## Start Available records
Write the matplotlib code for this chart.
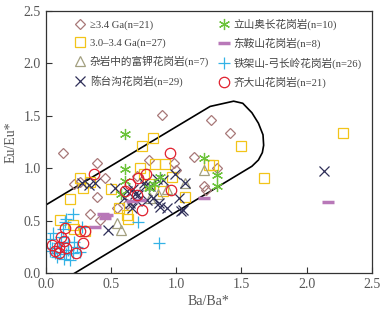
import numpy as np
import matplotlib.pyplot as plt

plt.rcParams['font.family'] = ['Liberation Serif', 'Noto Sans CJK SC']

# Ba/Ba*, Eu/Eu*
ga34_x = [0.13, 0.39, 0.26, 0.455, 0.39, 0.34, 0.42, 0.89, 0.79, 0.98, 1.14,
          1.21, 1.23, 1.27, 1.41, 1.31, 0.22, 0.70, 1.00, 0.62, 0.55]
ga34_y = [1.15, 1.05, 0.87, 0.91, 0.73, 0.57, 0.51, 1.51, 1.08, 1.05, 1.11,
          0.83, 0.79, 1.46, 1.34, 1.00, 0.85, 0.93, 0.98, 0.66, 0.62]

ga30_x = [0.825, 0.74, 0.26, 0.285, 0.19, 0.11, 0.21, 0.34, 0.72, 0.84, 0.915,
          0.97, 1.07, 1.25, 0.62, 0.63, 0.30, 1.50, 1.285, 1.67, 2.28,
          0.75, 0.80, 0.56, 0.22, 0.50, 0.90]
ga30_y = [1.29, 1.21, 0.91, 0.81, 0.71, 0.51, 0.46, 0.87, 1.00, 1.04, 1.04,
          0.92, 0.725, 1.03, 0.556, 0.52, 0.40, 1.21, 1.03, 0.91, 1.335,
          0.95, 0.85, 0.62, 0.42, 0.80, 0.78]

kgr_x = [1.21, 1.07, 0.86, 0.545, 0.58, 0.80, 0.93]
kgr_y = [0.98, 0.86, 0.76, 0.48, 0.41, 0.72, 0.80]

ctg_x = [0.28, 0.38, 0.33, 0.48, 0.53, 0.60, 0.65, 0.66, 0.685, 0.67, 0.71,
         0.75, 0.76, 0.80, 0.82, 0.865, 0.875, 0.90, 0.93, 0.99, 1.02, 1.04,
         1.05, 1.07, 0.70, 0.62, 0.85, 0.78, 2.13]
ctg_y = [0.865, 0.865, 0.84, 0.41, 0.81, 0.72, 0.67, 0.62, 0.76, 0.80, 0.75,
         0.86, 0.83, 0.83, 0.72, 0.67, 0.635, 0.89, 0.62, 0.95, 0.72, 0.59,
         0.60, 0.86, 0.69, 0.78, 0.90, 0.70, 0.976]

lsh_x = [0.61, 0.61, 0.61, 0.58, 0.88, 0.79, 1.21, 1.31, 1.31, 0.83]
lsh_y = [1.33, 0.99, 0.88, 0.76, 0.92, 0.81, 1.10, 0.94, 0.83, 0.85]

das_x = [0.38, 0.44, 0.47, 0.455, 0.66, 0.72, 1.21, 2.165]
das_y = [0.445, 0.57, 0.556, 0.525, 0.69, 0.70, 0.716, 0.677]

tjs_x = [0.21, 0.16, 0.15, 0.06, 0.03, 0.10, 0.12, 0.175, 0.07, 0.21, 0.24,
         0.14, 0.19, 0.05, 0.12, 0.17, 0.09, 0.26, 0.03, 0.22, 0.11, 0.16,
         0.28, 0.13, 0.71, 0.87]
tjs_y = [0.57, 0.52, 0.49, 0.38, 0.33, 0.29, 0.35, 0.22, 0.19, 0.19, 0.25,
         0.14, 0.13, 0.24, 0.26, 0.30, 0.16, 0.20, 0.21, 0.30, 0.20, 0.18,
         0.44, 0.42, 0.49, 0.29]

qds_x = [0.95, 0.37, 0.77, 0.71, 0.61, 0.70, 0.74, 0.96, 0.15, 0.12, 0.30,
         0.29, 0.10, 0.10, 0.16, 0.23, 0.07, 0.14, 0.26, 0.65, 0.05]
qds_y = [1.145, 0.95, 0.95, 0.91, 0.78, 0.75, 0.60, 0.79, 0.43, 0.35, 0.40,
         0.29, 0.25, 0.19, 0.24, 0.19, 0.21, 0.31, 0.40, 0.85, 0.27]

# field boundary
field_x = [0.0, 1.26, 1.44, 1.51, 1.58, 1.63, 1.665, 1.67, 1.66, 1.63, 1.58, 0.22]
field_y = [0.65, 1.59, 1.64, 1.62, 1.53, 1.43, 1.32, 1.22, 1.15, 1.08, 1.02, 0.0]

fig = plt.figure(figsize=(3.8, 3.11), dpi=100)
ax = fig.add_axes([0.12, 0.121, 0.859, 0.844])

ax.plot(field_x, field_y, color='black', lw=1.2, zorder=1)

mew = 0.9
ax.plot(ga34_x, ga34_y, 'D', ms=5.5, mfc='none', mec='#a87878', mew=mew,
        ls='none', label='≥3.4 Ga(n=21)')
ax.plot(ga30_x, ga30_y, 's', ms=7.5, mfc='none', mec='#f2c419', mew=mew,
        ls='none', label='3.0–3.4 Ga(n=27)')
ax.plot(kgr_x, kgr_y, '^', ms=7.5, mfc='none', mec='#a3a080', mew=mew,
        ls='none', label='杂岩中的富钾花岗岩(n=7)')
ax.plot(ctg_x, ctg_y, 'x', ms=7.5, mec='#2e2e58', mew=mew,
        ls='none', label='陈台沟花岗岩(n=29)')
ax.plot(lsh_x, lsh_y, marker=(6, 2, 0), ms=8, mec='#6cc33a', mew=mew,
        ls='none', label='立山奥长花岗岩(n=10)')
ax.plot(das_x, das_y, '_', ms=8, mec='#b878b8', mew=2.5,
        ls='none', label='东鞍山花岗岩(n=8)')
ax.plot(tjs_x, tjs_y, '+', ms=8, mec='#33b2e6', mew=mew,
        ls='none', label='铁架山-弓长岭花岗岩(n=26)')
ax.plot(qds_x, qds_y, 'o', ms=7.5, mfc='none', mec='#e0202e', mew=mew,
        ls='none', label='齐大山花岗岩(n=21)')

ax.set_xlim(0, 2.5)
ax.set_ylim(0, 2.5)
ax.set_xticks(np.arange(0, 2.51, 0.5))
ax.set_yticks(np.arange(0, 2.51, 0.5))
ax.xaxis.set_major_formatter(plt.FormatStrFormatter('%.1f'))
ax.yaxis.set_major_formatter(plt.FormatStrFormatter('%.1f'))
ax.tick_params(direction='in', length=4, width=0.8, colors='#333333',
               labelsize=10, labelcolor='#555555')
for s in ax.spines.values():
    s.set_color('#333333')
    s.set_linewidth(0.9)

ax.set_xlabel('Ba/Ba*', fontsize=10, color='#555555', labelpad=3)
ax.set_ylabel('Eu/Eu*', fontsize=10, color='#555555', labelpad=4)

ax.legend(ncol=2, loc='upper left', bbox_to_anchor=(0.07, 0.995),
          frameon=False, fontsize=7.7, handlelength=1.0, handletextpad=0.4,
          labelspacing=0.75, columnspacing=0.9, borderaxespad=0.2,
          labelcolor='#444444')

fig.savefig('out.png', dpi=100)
## End Available records
## Start Available records
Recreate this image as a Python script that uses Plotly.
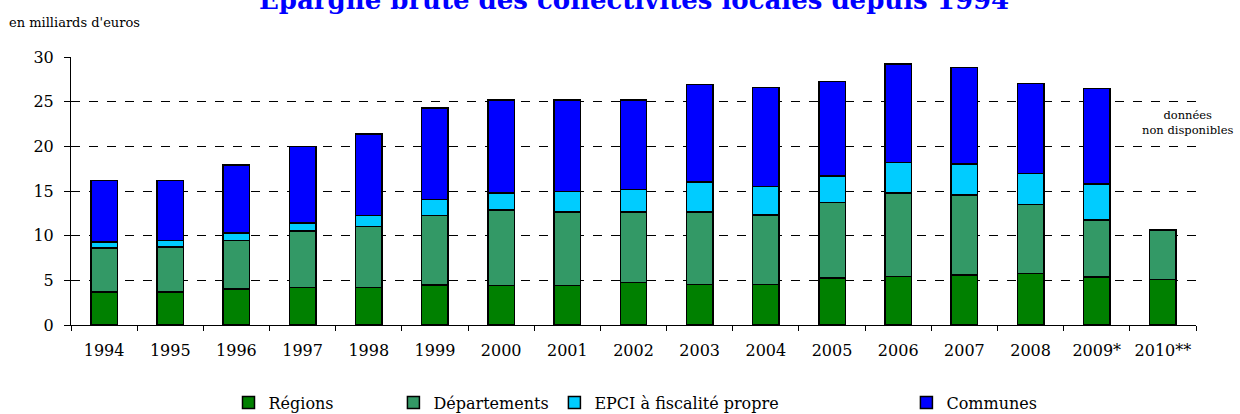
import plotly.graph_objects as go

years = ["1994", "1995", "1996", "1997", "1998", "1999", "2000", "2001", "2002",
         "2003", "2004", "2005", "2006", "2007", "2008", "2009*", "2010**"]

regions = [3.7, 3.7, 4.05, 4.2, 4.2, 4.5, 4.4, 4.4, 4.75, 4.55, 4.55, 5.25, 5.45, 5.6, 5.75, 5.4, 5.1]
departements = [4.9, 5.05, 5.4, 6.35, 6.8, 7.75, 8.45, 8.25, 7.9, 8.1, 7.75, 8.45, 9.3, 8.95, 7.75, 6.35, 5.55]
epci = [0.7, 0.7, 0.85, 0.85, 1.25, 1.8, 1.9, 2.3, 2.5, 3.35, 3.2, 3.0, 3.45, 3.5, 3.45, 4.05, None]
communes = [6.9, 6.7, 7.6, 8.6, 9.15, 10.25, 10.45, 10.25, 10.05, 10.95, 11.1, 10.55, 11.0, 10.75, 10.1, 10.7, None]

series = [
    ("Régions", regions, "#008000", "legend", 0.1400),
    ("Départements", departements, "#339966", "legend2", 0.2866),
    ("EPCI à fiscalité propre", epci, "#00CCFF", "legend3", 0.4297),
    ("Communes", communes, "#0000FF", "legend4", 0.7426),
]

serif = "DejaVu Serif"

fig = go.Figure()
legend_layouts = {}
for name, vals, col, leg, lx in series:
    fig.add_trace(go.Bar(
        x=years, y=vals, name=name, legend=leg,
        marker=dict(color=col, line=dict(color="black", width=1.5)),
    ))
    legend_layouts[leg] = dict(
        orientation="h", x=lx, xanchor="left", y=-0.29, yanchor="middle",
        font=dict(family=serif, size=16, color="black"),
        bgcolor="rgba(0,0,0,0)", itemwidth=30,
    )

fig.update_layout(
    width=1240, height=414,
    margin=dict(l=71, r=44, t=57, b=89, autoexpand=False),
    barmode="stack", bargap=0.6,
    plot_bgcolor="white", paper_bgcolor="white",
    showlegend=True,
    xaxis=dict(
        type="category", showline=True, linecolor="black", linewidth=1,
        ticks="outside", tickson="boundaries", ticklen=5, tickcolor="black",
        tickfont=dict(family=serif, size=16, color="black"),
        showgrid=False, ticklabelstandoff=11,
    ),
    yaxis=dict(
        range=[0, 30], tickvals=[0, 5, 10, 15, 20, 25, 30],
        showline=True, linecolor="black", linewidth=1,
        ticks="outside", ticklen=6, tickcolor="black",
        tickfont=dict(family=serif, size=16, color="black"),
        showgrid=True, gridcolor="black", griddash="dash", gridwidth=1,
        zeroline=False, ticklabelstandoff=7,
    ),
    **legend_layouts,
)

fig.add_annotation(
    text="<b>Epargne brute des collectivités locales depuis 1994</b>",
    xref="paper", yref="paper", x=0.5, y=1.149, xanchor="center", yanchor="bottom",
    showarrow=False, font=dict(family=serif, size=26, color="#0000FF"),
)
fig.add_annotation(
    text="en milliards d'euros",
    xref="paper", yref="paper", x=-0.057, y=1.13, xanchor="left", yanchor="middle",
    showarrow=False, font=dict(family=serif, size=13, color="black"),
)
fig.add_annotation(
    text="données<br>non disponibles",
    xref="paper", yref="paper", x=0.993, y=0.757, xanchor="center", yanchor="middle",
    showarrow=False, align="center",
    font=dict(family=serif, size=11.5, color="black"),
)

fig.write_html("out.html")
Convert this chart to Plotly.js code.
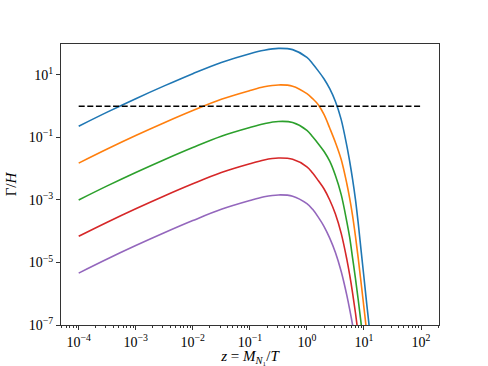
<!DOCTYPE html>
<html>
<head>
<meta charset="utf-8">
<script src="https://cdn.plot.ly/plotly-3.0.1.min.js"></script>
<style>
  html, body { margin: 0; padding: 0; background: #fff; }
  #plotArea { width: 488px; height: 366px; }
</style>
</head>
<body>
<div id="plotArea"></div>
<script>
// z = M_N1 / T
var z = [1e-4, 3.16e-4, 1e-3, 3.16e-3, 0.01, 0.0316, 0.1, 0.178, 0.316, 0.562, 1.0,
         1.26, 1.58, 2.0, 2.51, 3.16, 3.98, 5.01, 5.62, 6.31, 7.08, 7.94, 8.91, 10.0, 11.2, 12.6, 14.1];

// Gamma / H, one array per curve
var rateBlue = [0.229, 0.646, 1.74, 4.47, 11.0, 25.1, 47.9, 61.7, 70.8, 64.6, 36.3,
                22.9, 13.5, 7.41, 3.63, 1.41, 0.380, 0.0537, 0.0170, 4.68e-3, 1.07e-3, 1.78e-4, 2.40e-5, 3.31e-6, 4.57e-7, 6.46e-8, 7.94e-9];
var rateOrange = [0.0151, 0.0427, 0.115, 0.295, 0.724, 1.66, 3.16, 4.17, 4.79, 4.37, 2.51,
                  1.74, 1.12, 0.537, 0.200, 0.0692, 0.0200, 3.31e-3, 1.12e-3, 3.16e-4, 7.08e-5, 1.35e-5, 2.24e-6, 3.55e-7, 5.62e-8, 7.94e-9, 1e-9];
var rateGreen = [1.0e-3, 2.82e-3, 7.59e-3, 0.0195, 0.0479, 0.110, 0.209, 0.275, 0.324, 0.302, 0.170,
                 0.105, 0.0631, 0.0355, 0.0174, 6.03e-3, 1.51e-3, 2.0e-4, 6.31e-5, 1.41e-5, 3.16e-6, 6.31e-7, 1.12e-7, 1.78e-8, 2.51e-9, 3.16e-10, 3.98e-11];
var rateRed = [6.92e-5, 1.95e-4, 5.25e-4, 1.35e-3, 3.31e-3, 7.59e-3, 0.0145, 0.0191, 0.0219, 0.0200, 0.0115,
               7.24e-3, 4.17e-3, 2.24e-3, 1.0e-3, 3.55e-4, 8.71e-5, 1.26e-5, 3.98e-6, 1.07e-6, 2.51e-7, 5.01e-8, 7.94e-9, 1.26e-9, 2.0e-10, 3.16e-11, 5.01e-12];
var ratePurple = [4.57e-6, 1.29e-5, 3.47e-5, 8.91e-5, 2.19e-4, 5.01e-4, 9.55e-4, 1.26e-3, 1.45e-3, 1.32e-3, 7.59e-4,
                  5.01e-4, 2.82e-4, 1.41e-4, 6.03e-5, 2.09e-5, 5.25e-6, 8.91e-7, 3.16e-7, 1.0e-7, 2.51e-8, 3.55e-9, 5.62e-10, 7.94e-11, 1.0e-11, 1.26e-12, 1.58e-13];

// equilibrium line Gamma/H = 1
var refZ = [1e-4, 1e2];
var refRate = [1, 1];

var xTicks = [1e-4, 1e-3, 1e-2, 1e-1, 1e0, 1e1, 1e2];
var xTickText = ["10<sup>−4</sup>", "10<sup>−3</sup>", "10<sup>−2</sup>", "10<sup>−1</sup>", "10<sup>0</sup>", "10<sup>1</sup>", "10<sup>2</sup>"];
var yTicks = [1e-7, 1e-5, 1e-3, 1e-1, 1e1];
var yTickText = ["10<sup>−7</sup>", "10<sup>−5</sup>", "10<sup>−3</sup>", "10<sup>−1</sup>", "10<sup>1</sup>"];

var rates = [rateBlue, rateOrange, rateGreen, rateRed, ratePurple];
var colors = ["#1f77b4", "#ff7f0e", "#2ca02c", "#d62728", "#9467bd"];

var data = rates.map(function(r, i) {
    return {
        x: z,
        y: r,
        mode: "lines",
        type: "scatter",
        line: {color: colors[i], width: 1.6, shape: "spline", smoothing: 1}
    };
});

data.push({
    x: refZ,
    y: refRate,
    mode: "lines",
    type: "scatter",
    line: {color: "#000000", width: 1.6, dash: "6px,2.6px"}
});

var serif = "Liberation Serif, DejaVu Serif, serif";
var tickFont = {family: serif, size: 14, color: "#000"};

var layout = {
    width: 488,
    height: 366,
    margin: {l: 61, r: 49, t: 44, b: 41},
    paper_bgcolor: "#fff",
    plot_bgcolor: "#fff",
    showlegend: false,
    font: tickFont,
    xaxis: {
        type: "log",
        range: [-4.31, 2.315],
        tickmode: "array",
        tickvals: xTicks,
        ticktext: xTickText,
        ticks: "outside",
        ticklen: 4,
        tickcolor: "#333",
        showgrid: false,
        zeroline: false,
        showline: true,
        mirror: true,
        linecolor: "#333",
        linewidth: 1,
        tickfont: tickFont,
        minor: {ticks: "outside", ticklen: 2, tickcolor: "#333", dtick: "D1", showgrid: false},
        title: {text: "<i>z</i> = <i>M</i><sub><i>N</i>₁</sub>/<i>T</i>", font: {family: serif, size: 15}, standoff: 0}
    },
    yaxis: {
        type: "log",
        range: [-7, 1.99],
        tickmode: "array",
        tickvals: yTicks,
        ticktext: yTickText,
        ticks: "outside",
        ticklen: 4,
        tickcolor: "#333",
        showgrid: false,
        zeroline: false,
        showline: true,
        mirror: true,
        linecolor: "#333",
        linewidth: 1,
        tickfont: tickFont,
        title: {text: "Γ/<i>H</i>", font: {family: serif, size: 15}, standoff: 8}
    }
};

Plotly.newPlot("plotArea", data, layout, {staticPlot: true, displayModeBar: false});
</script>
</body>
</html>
## End Available records
In the listing above, find the line with "Write the matplotlib code for this chart." and the line with "0.60, 0.86, 0.69, 0.78, 0.90, 0.70, 0.976]". Copy exactly those two and every line between, without the pictures.

▸ **In response**:
Write the matplotlib code for this chart.
import numpy as np
import matplotlib.pyplot as plt

plt.rcParams['font.family'] = ['Liberation Serif', 'Noto Sans CJK SC']

# Ba/Ba*, Eu/Eu*
ga34_x = [0.13, 0.39, 0.26, 0.455, 0.39, 0.34, 0.42, 0.89, 0.79, 0.98, 1.14,
          1.21, 1.23, 1.27, 1.41, 1.31, 0.22, 0.70, 1.00, 0.62, 0.55]
ga34_y = [1.15, 1.05, 0.87, 0.91, 0.73, 0.57, 0.51, 1.51, 1.08, 1.05, 1.11,
          0.83, 0.79, 1.46, 1.34, 1.00, 0.85, 0.93, 0.98, 0.66, 0.62]

ga30_x = [0.825, 0.74, 0.26, 0.285, 0.19, 0.11, 0.21, 0.34, 0.72, 0.84, 0.915,
          0.97, 1.07, 1.25, 0.62, 0.63, 0.30, 1.50, 1.285, 1.67, 2.28,
          0.75, 0.80, 0.56, 0.22, 0.50, 0.90]
ga30_y = [1.29, 1.21, 0.91, 0.81, 0.71, 0.51, 0.46, 0.87, 1.00, 1.04, 1.04,
          0.92, 0.725, 1.03, 0.556, 0.52, 0.40, 1.21, 1.03, 0.91, 1.335,
          0.95, 0.85, 0.62, 0.42, 0.80, 0.78]

kgr_x = [1.21, 1.07, 0.86, 0.545, 0.58, 0.80, 0.93]
kgr_y = [0.98, 0.86, 0.76, 0.48, 0.41, 0.72, 0.80]

ctg_x = [0.28, 0.38, 0.33, 0.48, 0.53, 0.60, 0.65, 0.66, 0.685, 0.67, 0.71,
         0.75, 0.76, 0.80, 0.82, 0.865, 0.875, 0.90, 0.93, 0.99, 1.02, 1.04,
         1.05, 1.07, 0.70, 0.62, 0.85, 0.78, 2.13]
ctg_y = [0.865, 0.865, 0.84, 0.41, 0.81, 0.72, 0.67, 0.62, 0.76, 0.80, 0.75,
         0.86, 0.83, 0.83, 0.72, 0.67, 0.635, 0.89, 0.62, 0.95, 0.72, 0.59,
         0.60, 0.86, 0.69, 0.78, 0.90, 0.70, 0.976]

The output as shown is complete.